I have situation where I store all versions of a given entity in my PostgreSQL database. This is implemented with two tables; one table storing the primary key and immutable properties of the entity and a second table storing the mutable properties of the entity. Both tables are insert-only (enforced by a trigger).
The concept can easily be illustrated with an entity User
, stored in the user
and user_details
tables:
Table user
:
id timestamp
1 2018-04-10T12:00:00
2 2018-04-10T12:00:00
Table user_details
:
id user_id username first_name last_name timestamp
1 1 bob Bob Socks 2018-04-10T12:00:01
2 1 bob Bobby Socks 2018-04-10T12:00:02
3 2 alice Alice Jones 2018-04-10T12:00:03
4 1 bob Bobbers Socks 2018-04-10T12:00:04
5 2 alice Alicia Jones 2018-04-10T12:00:05
Both 'id' columns are defined as serial primary keys (strictly incrementing) and I have created an index on user_details (user_id, id DESC)
.
Given a user id I need a quick way to fetch the immutable data in user
and the most recent entry from user_details
. What kind of query would be best suited for this join?

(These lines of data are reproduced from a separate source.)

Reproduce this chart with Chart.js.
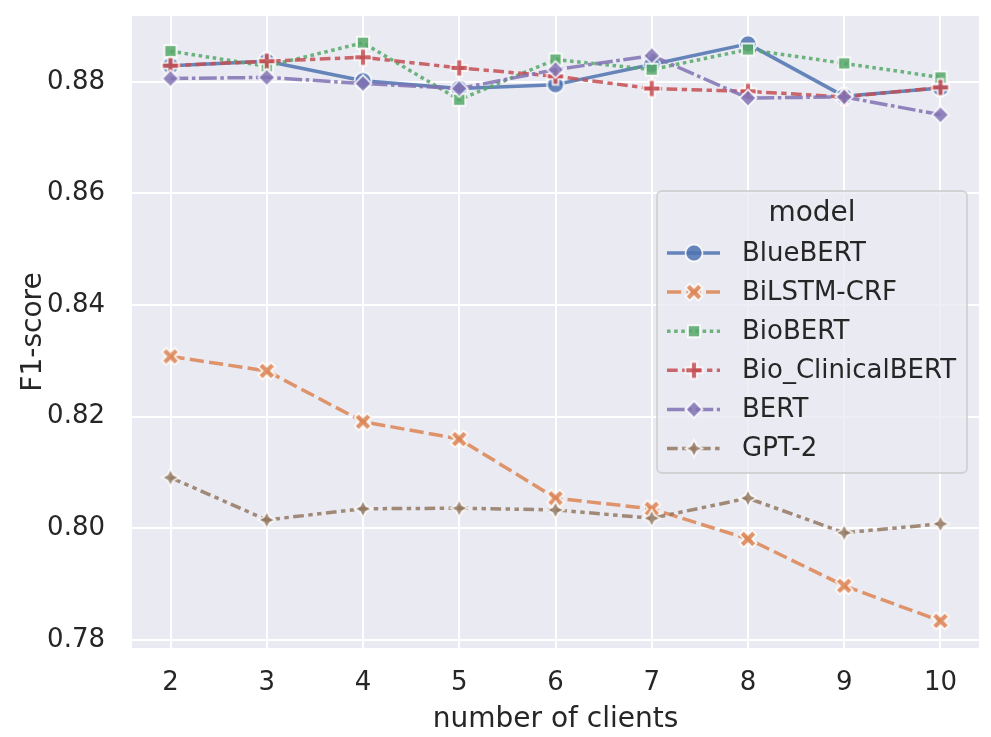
<!DOCTYPE html>
<html><head><meta charset="utf-8">
<script src="https://cdn.jsdelivr.net/npm/chart.js@4.4.1/dist/chart.umd.min.js"></script>
<style>html,body{margin:0;padding:0;background:#fff}#wrap{width:991px;height:737px}</style>
</head><body><div id="wrap"><canvas id="c" width="991" height="737"></canvas></div>
<script>
// ---------------- data ----------------
const clients = [2, 3, 4, 5, 6, 7, 8, 9, 10];
const modelNames = ['BlueBERT', 'BiLSTM-CRF', 'BioBERT', 'Bio_ClinicalBERT', 'BERT', 'GPT-2'];
const blueBERT        = [0.8829, 0.8837, 0.8802, 0.8788, 0.8795, 0.8831, 0.8868, 0.8774, 0.8789];
const bilstmCRF       = [0.8308, 0.8282, 0.8191, 0.8160, 0.8054, 0.8035, 0.7981, 0.7897, 0.7834];
const bioBERT         = [0.8855, 0.8828, 0.8870, 0.8768, 0.8840, 0.8822, 0.8858, 0.8833, 0.8808];
const bioClinicalBERT = [0.8829, 0.8837, 0.8844, 0.8825, 0.8810, 0.8788, 0.8783, 0.8773, 0.8790];
const bert            = [0.8806, 0.8808, 0.8797, 0.8788, 0.8822, 0.8847, 0.8771, 0.8773, 0.8741];
const gpt2            = [0.8091, 0.8015, 0.8035, 0.8036, 0.8033, 0.8018, 0.8054, 0.7992, 0.8008];
const xTickValues = [2, 3, 4, 5, 6, 7, 8, 9, 10];
const yTickValues = [0.78, 0.80, 0.82, 0.84, 0.86, 0.88];
const xTitle = 'number of clients';
const yTitle = 'F1-score';
const legendTitle = 'model';

// ---------------- styles ----------------
const series = [blueBERT, bilstmCRF, bioBERT, bioClinicalBERT, bert, gpt2];
const rgbs = ['76,114,176', '221,132,82', '85,168,104', '196,78,82', '129,114,179', '147,120,96'];
const ALPHA = 0.85;
const markerKinds = ['circle', 'X', 'square', 'plus', 'diamond', 'star4'];
const LW = 3.5;
const dashPatterns = [[], [14.2, 5.3], [3.56, 3.56], [10.7, 4.45, 5.3, 4.45], [17.8, 3.56, 3.56, 3.56], [10.7, 4.45, 4.45, 4.45, 4.45, 4.45]];
const FONT = '"DejaVu Sans", "Liberation Sans", sans-serif';
const TXT = '#262626';

function markerCanvas(kind, rgb) {
  const S = 17, ew = 1.8, size = 24, c = size / 2;
  const cv = document.createElement('canvas');
  cv.width = size; cv.height = size;
  const g = cv.getContext('2d');
  const poly = (pts, k) => {
    pts.forEach((p, i) => { const px = c + p[0] * k, py = c + p[1] * k; i ? g.lineTo(px, py) : g.moveTo(px, py); });
    g.closePath();
  };
  g.beginPath();
  if (kind === 'circle') g.arc(c, c, S / 2, 0, Math.PI * 2);
  else if (kind === 'X') poly([[-1,-2],[0,-1],[1,-2],[2,-1],[1,0],[2,1],[1,2],[0,1],[-1,2],[-2,1],[-1,0],[-2,-1]], S / 4);
  else if (kind === 'square') { const h = S / (2 * Math.SQRT2); poly([[-h,-h],[h,-h],[h,h],[-h,h]], 1); }
  else if (kind === 'plus') poly([[-1,-3],[1,-3],[1,-1],[3,-1],[3,1],[1,1],[1,3],[-1,3],[-1,1],[-3,1],[-3,-1],[-1,-1]], S / 6);
  else if (kind === 'diamond') poly([[0,-1],[1,0],[0,1],[-1,0]], S / 2);
  else if (kind === 'star4') {
    const pts = [];
    for (let i = 0; i < 8; i++) {
      const a = -Math.PI / 2 + i * Math.PI / 4, r = (i % 2 === 0) ? S / 2 : S / 4;
      pts.push([Math.cos(a) * r, Math.sin(a) * r]);
    }
    poly(pts, 1);
  }
  g.fillStyle = `rgba(${rgb},${ALPHA})`;
  g.fill();
  g.lineWidth = ew;
  g.lineJoin = 'miter';
  g.strokeStyle = `rgba(255,255,255,${ALPHA})`;
  g.stroke();
  return cv;
}
const markerImgs = markerKinds.map((k, i) => markerCanvas(k, rgbs[i]));

const datasets = modelNames.map((name, i) => ({
  label: name,
  data: clients.map((x, j) => ({ x: x, y: series[i][j] })),
  borderColor: `rgba(${rgbs[i]},${ALPHA})`,
  backgroundColor: `rgba(${rgbs[i]},${ALPHA})`,
  borderWidth: LW,
  borderDash: dashPatterns[i],
  borderCapStyle: 'butt',
  borderJoinStyle: 'round',
  pointStyle: markerImgs[i],
  pointRadius: 7,
  tension: 0,
  fill: false,
  order: modelNames.length - i
}));

const bgPlugin = {
  id: 'bg',
  beforeDraw(chart) {
    const { ctx, chartArea: a } = chart;
    ctx.save();
    ctx.fillStyle = '#EAEAF2';
    ctx.fillRect(a.left, a.top, a.right - a.left, a.bottom - a.top);
    ctx.restore();
  }
};

const legendPlugin = {
  id: 'seabornLegend',
  afterDraw(chart) {
    const { ctx, chartArea: a } = chart;
    const bx = a.right - 322, by = a.top + 175, bw = 310, bh = 282;
    ctx.save();
    ctx.beginPath();
    if (ctx.roundRect) ctx.roundRect(bx, by, bw, bh, 5); else ctx.rect(bx, by, bw, bh);
    ctx.fillStyle = 'rgba(234,234,242,0.8)';
    ctx.fill();
    ctx.lineWidth = 1.8;
    ctx.strokeStyle = 'rgba(204,204,204,0.8)';
    ctx.stroke();
    ctx.fillStyle = TXT;
    ctx.textBaseline = 'middle';
    ctx.textAlign = 'center';
    ctx.font = `28px ${FONT}`;
    ctx.fillText(legendTitle, bx + bw / 2, by + 23);
    ctx.textAlign = 'left';
    ctx.font = `26px ${FONT}`;
    modelNames.forEach((name, i) => {
      const y = by + 62 + i * 39.1;
      ctx.beginPath();
      ctx.setLineDash(dashPatterns[i]);
      ctx.lineDashOffset = 0;
      ctx.lineCap = 'butt';
      ctx.lineWidth = LW;
      ctx.strokeStyle = `rgba(${rgbs[i]},${ALPHA})`;
      ctx.moveTo(bx + 10, y);
      ctx.lineTo(bx + 63, y);
      ctx.stroke();
      ctx.setLineDash([]);
      const img = markerImgs[i];
      ctx.drawImage(img, bx + 37 - img.width / 2, y - img.height / 2);
      ctx.fillStyle = TXT;
      ctx.fillText(name, bx + 85, y + 1);
    });
    ctx.restore();
  }
};

new Chart(document.getElementById('c'), {
  type: 'line',
  data: { datasets },
  options: {
    responsive: false,
    animation: false,
    events: [],
    layout: { padding: { top: 16, right: 12, left: 0, bottom: 0 } },
    plugins: { legend: { display: false }, tooltip: { enabled: false } },
    scales: {
      x: {
        type: 'linear',
        min: 1.6, max: 10.4,
        afterBuildTicks: (axis) => { axis.ticks = xTickValues.map(v => ({ value: v })); },
        afterFit: (axis) => { axis.height = 89; axis.paddingLeft = 0; axis.paddingRight = 0; axis.paddingTop = 0; axis.paddingBottom = 0; },
        grid: { color: '#ffffff', lineWidth: 2, drawTicks: false },
        border: { display: false },
        ticks: { color: TXT, font: { family: FONT, size: 26 }, padding: 20, maxRotation: 0, callback: v => String(v) },
        title: { display: true, text: xTitle, color: TXT, font: { family: FONT, size: 28 }, padding: { top: 0, bottom: 0 } }
      },
      y: {
        type: 'linear',
        min: 0.77855, max: 0.8918,
        afterBuildTicks: (axis) => { axis.ticks = yTickValues.map(v => ({ value: v })); },
        afterFit: (axis) => { axis.width = 132; axis.paddingLeft = 0; axis.paddingRight = 0; axis.paddingTop = 0; axis.paddingBottom = 0; },
        grid: { color: '#ffffff', lineWidth: 2, drawTicks: false },
        border: { display: false },
        ticks: { color: TXT, font: { family: FONT, size: 26 }, padding: 27, callback: v => v.toFixed(2) },
        title: { display: true, text: yTitle, color: TXT, font: { family: FONT, size: 28 }, padding: { top: 17, bottom: 0 } }
      }
    }
  },
  plugins: [bgPlugin, legendPlugin]
});
</script>
</body></html>
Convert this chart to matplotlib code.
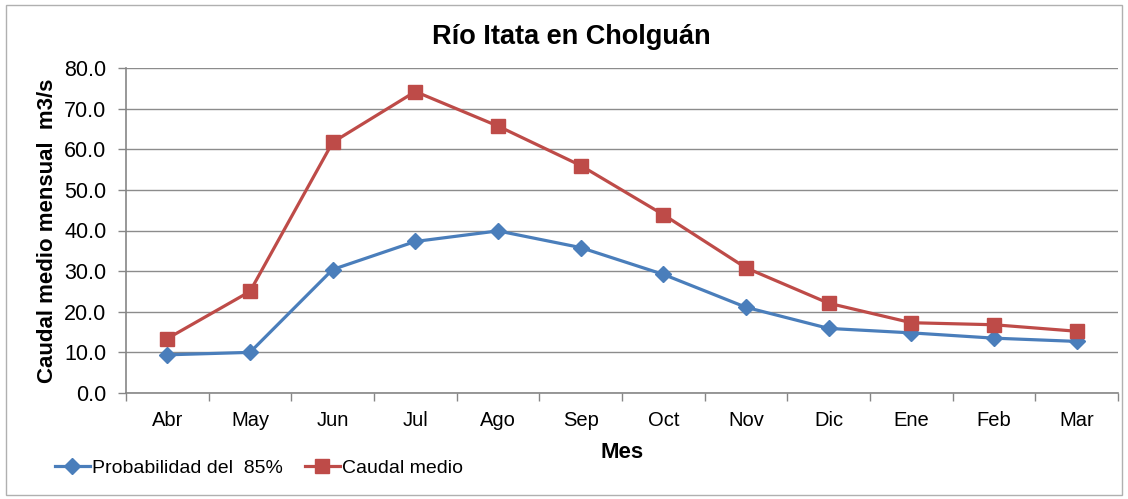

I am generating audit logs for time intervals by first fetching all rows with timestamp
between X and Y and then I fetch the inserted row and its predecessor (same user_id
, closest lower id
) and produce a diff from these. The number of rows inserted between X and Y is often high, so I need to efficiently fetch the current + previous pairs, i.e. given input user_details(5)
, I need to select the join of user(2) + user_details(5)
and user(2) + user_details(3)
. What kind of query would be best suited for this join?
My best results so far has been with these queries:
Query for question 1:
SELECT *
FROM "user" u
JOIN LATERAL (SELECT *
FROM "user_details" ud
WHERE u.id = ud.user_id
ORDER BY id DESC
LIMIT 1
) detail ON TRUE
WHERE u.id IN
(...);
Query for question 2:
SELECT *
FROM "user" u
JOIN LATERAL (SELECT *
FROM "user_details" ud
WHERE u.id = ud.user_id
AND ud.id IN (...)
ORDER BY id DESC
LIMIT 2) ud ON TRUE;
However, both queries end up using nested loops (seen from EXPLAIN ANALYZE
) and take a long time to finish when run with a large number of ids (5000+).
Can I use the user_details (user_id, id DESC)
index in a smart way to first create a CTE of the user_details
ids I need and then join user + user_details
based on this? Can I create a functional index of some sort? Do I need to maintain a predecessor
column in user_details
(or another table) do be able to look up relations of this type efficiently?
Thanks!
SQL Fiddle: http://www.sqlfiddle.com/#!17/5f5f0
Thanks to X and Y for pushing me in the right direction! I ended up using the solution @MichelMilezzi suggested for my first problem and an adaption of the @RadimBača solution for my second problem:
WITH
cte_1 AS (SELECT id, user_id FROM "user_details" WHERE id IN (8999, 9999)),
cte_2 as (SELECT cte_1.id, cte_1.user_id, prev.id AS prev_id, row_number() OVER (PARTITION BY cte_1.id, cte_1.user_id ORDER BY prev.id DESC) AS rownum FROM "user_details" prev, cte_1 WHERE prev.user_id = cte_1.user_id AND prev.id < cte_1.id)
SELECT main.*, detail.*, cte_2.id AS __id, (detail.id <> cte_2.id) AS __is_predecessor FROM "user" main, "user_details" detail, cte_2
WHERE main.id = cte_2.user_id AND cte_2.rownum = 1 AND (detail.id = cte_2.id OR detail.id = cte_2.prev_id);
Consider using window functions
SELECT *
FROM "user" u
JOIN
(
SELECT row_number() over(partition by user_id order by id) rn,
*
FROM "user_details" ud
) t ON t.user_id = u.id
WHERE t.rn = 1
This solution allows you to query also all N rows per group or N-th row per group.